Lorsque l'IA est devenue accessible, un tsunami de tricheries était prédit. Comme beaucoup, je m'attendais à une inondation, mais je n'ai vu qu'un filet. Bien que ce ne soit qu'un témoignage anecdotique, le taux de plagiat dans mes cours est resté stable à 10% depuis 1993. Les chercheurs de Stanford Victor Lee et Denise Pope ont étudié la tricherie pendant 15 ans. Leurs enquêtes révèlent que 60 à 70% des étudiants ont admis avoir triché. En 2023, ce pourcentage est resté stable ou a légèrement diminué, y compris pour la tricherie via l'IA. Cela s'explique car tricher a toujours été facile, et la décision de le faire repose davantage sur l'éthique que sur la technologie.
L'IA n'est d'ailleurs pas idéale pour tricher. Comme l'ont souligné les chercheurs Arvind Narayanan et Sayash Kapoor, l'IA excelle surtout dans des tâches inutiles. Si un travail peut être bien réalisé par l'IA, c'est peut-être un défaut de conception du cours plutôt qu'un problème lié à l'IA. Des outils et bonnes pratiques existent aussi pour limiter la tricherie. Ainsi, l'IA ne signera probablement pas la fin des académies, sauf si sa qualité s'améliore considérablement.
La deuxième menace est l'Incompétence Artificielle. Socrate critiquait l'écriture, craignant qu'elle n'affaiblisse la mémoire. Plus tard, on a accusé la télévision de "pourrir les cerveaux" et les calculatrices de détruire les compétences mathématiques. Aujourd'hui, c'est au tour de l'IA. Deux craintes émergent : d'abord, que des étudiants diplômés soient incompétents car ayant triché avec l'IA. Mais ce problème n'est pas nouveau (népotisme, copinage, etc.). Ensuite, que l'usage "honnête" de la technologie rende les étudiants incompétents. Cependant, si l'enseignement a su s'adapter à l'écriture ou aux calculatrices, il pourra s'adapter à l'IA, à condition de prendre la menace au sérieux.
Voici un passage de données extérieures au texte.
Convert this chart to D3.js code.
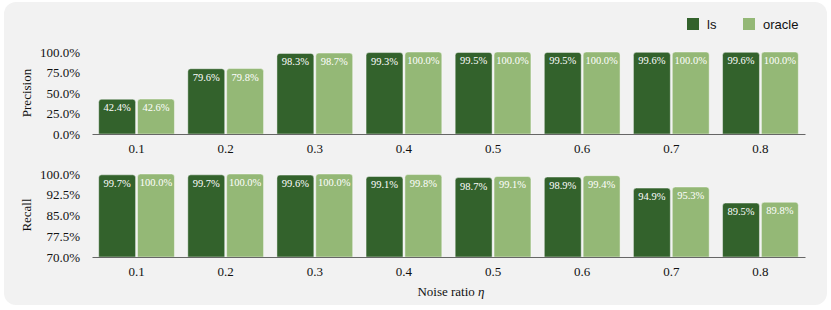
<!DOCTYPE html>
<html>
<head>
<meta charset="utf-8">
<script src="https://cdn.jsdelivr.net/npm/d3@7"></script>
<style>
  body { margin: 0; background: #fff; }
</style>
</head>
<body>
<svg id="chart" width="831" height="310"></svg>
<script>
// noise ratios on the x axis
const categories = ["0.1", "0.2", "0.3", "0.4", "0.5", "0.6", "0.7", "0.8"]
const seriesNames = ["ls", "oracle"]
const precisionLs = [42.4, 79.6, 98.3, 99.3, 99.5, 99.5, 99.6, 99.6]
const precisionOracle = [42.6, 79.8, 98.7, 100.0, 100.0, 100.0, 100.0, 100.0]
const recallLs = [99.7, 99.7, 99.6, 99.1, 98.7, 98.9, 94.9, 89.5]
const recallOracle = [100.0, 100.0, 100.0, 99.8, 99.1, 99.4, 95.3, 89.8]
const precisionTicks = [0, 25, 50, 75, 100]
const recallTicks = [70, 77.5, 85, 92.5, 100]

const colors = {ls: "#33622c", oracle: "#94b876"}
const serif = "'Liberation Serif', 'Times New Roman', Times, serif"
const sans = "'Liberation Sans', Arial, Helvetica, sans-serif"

let svg = d3.select("#chart")

svg.append("rect")
    .attr("x", 4).attr("y", 2)
    .attr("width", 823).attr("height", 303)
    .attr("rx", 12).attr("ry", 12)
    .attr("fill", "#f2f2f2")

let x = d3.scaleBand().domain(categories).range([92, 805]).paddingInner(0.15).paddingOuter(0.075)
let xInner = d3.scaleBand().domain(seriesNames).range([0, x.bandwidth()]).paddingInner(0.05)

function topRoundedBar(x0, y0, w, h, r) {
    r = Math.min(r, h)
    return `M ${x0},${y0 + h} L ${x0},${y0 + r} Q ${x0},${y0} ${x0 + r},${y0} ` +
        `L ${x0 + w - r},${y0} Q ${x0 + w},${y0} ${x0 + w},${y0 + r} L ${x0 + w},${y0 + h} Z`
}

function panel({ls, oracle, ticks, yRange, title, titleY}) {
    let y = d3.scaleLinear().domain([ticks[0], ticks[ticks.length - 1]]).range(yRange)
    let g = svg.append("g")

    let yAxis = g.append("g")
        .attr("transform", `translate(${x.range()[0] - 4},0)`)
        .call(d3.axisLeft(y).tickValues(ticks).tickSize(0).tickPadding(8)
            .tickFormat(d => d.toFixed(1) + "%"))
    yAxis.select(".domain").remove()
    yAxis.selectAll("text")
        .style("font-family", serif).style("font-size", "13px").attr("fill", "#111")

    let rows = categories.map((c, i) => [
        {cat: c, key: "ls", v: ls[i]},
        {cat: c, key: "oracle", v: oracle[i]},
    ]).flat()

    let bars = g.append("g").selectAll("g").data(rows).join("g")
    bars.append("path")
        .attr("d", d => {
            let bx = x(d.cat) + xInner(d.key)
            let by = y(d.v)
            return topRoundedBar(bx, by, xInner.bandwidth(), yRange[0] - by, 3)
        })
        .attr("fill", d => colors[d.key])
        .attr("stroke", "rgba(255,255,255,0.55)")
        .attr("stroke-width", 0.8)
    bars.append("text")
        .attr("x", d => x(d.cat) + xInner(d.key) + xInner.bandwidth() / 2)
        .attr("y", d => y(d.v) + 12)
        .attr("text-anchor", "middle")
        .style("font-family", serif).style("font-size", "10.5px")
        .attr("fill", "#fff")
        .text(d => d.v.toFixed(1) + "%")

    let xAxis = g.append("g")
        .attr("transform", `translate(0,${yRange[0]})`)
        .call(d3.axisBottom(x).tickSize(0).tickPadding(10))
    xAxis.select(".domain").attr("stroke", "#666").attr("stroke-width", 1.2)
    xAxis.selectAll("text")
        .style("font-family", serif).style("font-size", "13px").attr("fill", "#111")

    g.append("text")
        .attr("transform", `translate(31,${titleY}) rotate(-90)`)
        .attr("text-anchor", "middle")
        .style("font-family", serif).style("font-size", "13px")
        .attr("fill", "#111")
        .text(title)
}

panel({ls: precisionLs, oracle: precisionOracle, ticks: precisionTicks,
    yRange: [134, 52], title: "Precision", titleY: 93})
panel({ls: recallLs, oracle: recallOracle, ticks: recallTicks,
    yRange: [257, 174], title: "Recall", titleY: 215})

svg.append("text")
    .attr("x", 451).attr("y", 296)
    .attr("text-anchor", "middle")
    .style("font-family", serif).style("font-size", "13px")
    .attr("fill", "#111")
    .text("Noise ratio ")
    .append("tspan").style("font-style", "italic").text("η")

let legend = svg.append("g").selectAll("g")
    .data(seriesNames).join("g")
    .attr("transform", (d, i) => `translate(${[687, 743][i]},18)`)
legend.append("rect")
    .attr("width", 12).attr("height", 12)
    .attr("fill", d => colors[d])
legend.append("text")
    .attr("x", 20).attr("y", 11)
    .style("font-family", sans).style("font-size", "13px")
    .attr("fill", "#111")
    .text(d => d)
</script>
</body>
</html>
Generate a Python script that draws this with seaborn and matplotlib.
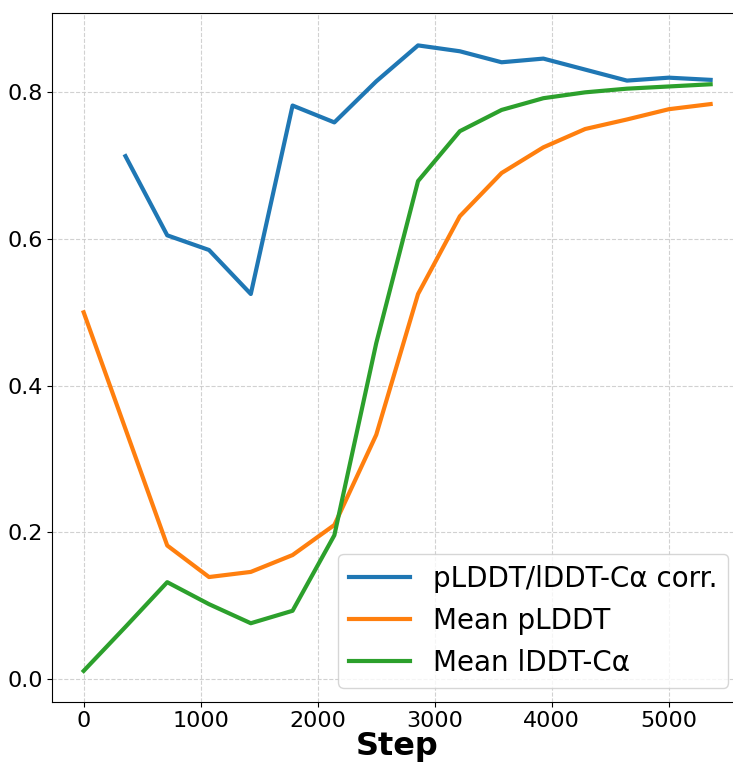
import numpy as np
import pandas as pd
import seaborn as sns
import matplotlib
matplotlib.use("Agg")
import matplotlib.pyplot as plt

steps = [0, 357, 714, 1071, 1428, 1785, 2142, 2500, 2857, 3214, 3571, 3928, 4285, 4642, 5000, 5357]
corr = [np.nan, 0.713, 0.605, 0.585, 0.525, 0.782, 0.759, 0.815, 0.864, 0.856, 0.841, 0.846, 0.831, 0.816, 0.820, 0.817]
mean_plddt = [0.500, 0.341, 0.182, 0.139, 0.146, 0.169, 0.210, 0.333, 0.525, 0.631, 0.690, 0.725, 0.750, 0.763, 0.777, 0.784]
mean_lddt = [0.011, 0.071, 0.132, 0.102, 0.076, 0.093, 0.196, 0.458, 0.679, 0.747, 0.776, 0.792, 0.800, 0.805, 0.808, 0.811]
labels = ["pLDDT/lDDT-C\u03b1 corr.", "Mean pLDDT", "Mean lDDT-C\u03b1"]

df = pd.DataFrame({"Step": steps, labels[0]: corr, labels[1]: mean_plddt, labels[2]: mean_lddt})
long = df.melt(id_vars="Step", var_name="series", value_name="value").dropna()

fig = plt.figure(figsize=(7.33, 7.63), dpi=100)
ax = fig.add_axes([52.3 / 733, 61.3 / 763, (742 - 52.3) / 733, (701.7 - 12.7) / 763])
palette = ["#1f77b4", "#ff7f0e", "#2ca02c"]
sns.lineplot(data=long, x="Step", y="value", hue="series", hue_order=labels,
             palette=palette, linewidth=3, ax=ax)

ax.set_xlim(-268, 5625)
ax.set_ylim(-0.031, 0.9086)
ax.set_xticks([0, 1000, 2000, 3000, 4000, 5000])
ax.set_yticks([0.0, 0.2, 0.4, 0.6, 0.8])
ax.tick_params(labelsize=16)
ax.grid(True, linestyle="--", color="#cccccc", linewidth=0.8, alpha=0.9)
ax.set_axisbelow(True)
ax.set_xlabel("Step", fontsize=23, fontweight="bold", labelpad=0)
ax.set_ylabel("")
leg = ax.legend(loc="lower right", fontsize=20, handlelength=2.2)
for line in leg.get_lines():
    line.set_linewidth(3)

fig.savefig("out.png", dpi=100)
Certains pourraient arguer que l'IA est fondamentalement différente. Par exemple, Photoshop n'a pas remplacé le talent artistique, mais l'IA générative permet de créer des images sans aucune compétence. Ceci mène à la troisième menace : l'Obsolescence Artificielle. Avec l'amélioration de l'IA, certaines compétences deviendront superflues. Faut-il le craindre ? Les diplômés actuels ignorent comment utiliser un rouet ou des cartes perforées, sans être incompétents pour autant. Les établissements devront adapter leurs programmes, comme ils l'ont toujours fait face aux changements technologiques ou politiques.
Dans un scénario dystopique, l'IA pourrait précipiter la majorité dans la pauvreté, ne laissant que quelques universités d'élite survivre. À l'inverse, dans un monde utopique, l'IA libérerait l'humanité des corvées, permettant un essor de l'éducation. Le scénario le plus probable reste une adaptation mesurée de l'enseignement supérieur, sans catastrophe. Mais il est crucial de se préparer, car l'aveuglement volontaire mène toujours au désastre.